その一方、情報を見聞きしても備えの確認につながらなかったり、逆に防災対応に踏み込みすぎたりしたケースもみられたとして、「臨時情報の対応は、社会として、バランスのよい着地点なのかを探らなければならない情報だ。今回の対応を振り返り、これでよかったのかや、いい着地点はなかったのか検証することは大事だ」と指摘しています。
その上で、15日に臨時情報発表に伴う防災対応の呼びかけが終わっても、南海トラフ巨大地震が近い将来起こる可能性が無くなったわけではないとして、備蓄の強化や旅行する先で避難場所の確認など、これまで行った対応は今後も続けてほしいと呼びかけています。
実は知られていない”臨時情報”も…
南海トラフ巨大地震への注意を呼びかける臨時情報と同じように、北海道から関東にかけて被害が想定されていてる巨大地震への注意を促す情報が2022年から導入されていますが、十分周知が進んでいません。
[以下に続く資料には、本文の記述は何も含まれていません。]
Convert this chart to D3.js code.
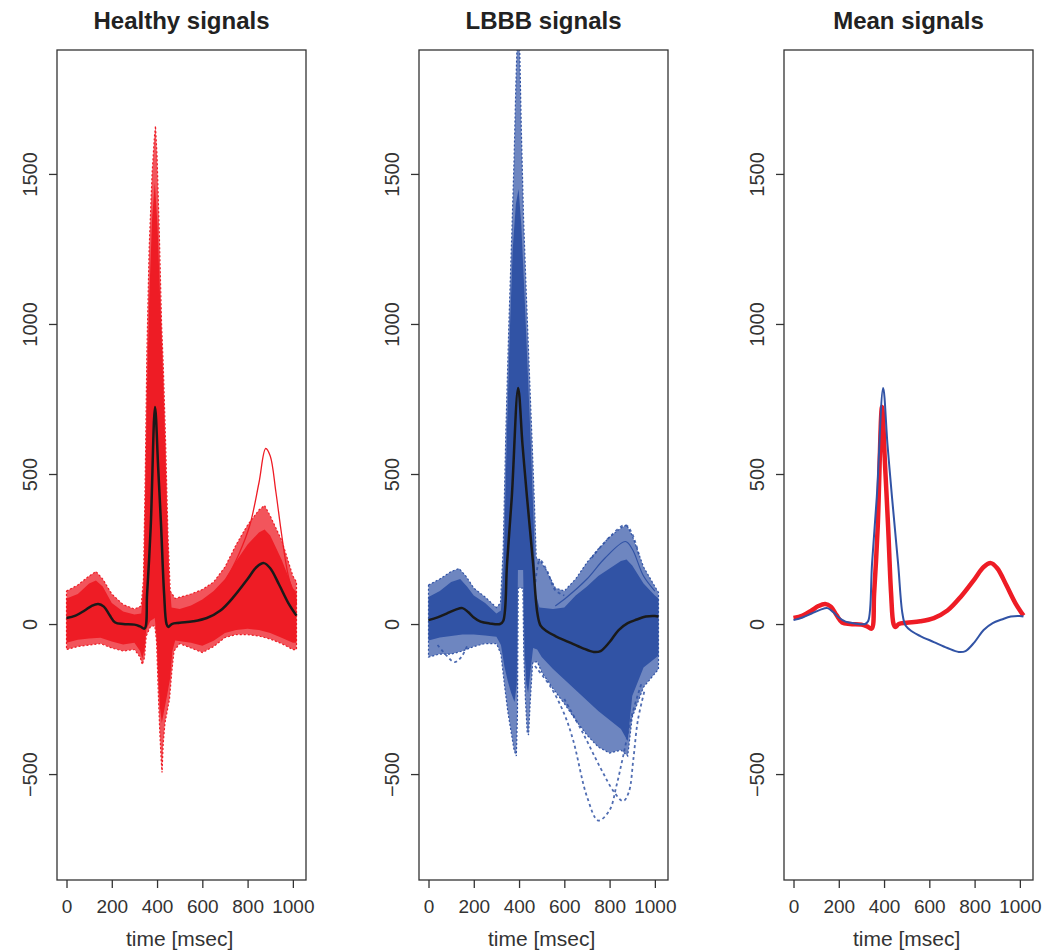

北海道沖の「千島海溝」と三陸沖の「日本海溝」では、過去にマグニチュード7から9クラスの地震が繰り返し起きていて、最大クラスの巨大地震の発生が切迫していると考えられています。
国は、巨大地震に備えるため、「南海トラフ地震臨時情報」を参考におととし、「北海道・三陸沖後発地震注意情報」の運用を始めました。
気象庁は、想定される震源域やその周辺でマグニチュード7クラスの地震が発生した場合に、おおむね2時間後をめどにこの情報を発表し、その後の巨大地震が起きる可能性がふだんよりも高まっていると注意を呼びかけます。
南海トラフの巨大地震への注意を呼びかける臨時情報と同じく、事前の避難などは呼びかけず、発表から1週間程度は日常の生活を維持しつつ、すぐに避難できるよう備えておくことなどを求めます。
対象は、3メートル以上の津波や震度6弱以上の揺れなどが想定されている北海道と青森県、岩手県、宮城県、福島県、茨城県、それに千葉県の、太平洋側を中心とした自治体です。
この情報がどこまで普及しているかNHKが去年11月に北海道と青森県、岩手県、宮城県、福島県、茨城県、千葉県の対象地域に住む1000人に、インターネットでアンケートを行ったところ情報の名称について69%が「聞いたことがない」と答えました。
また、「聞いたことがある」と回答した31%の人たちの間でも、内容の理解が十分進んでいないことがわかり、情報の周知が課題となっています。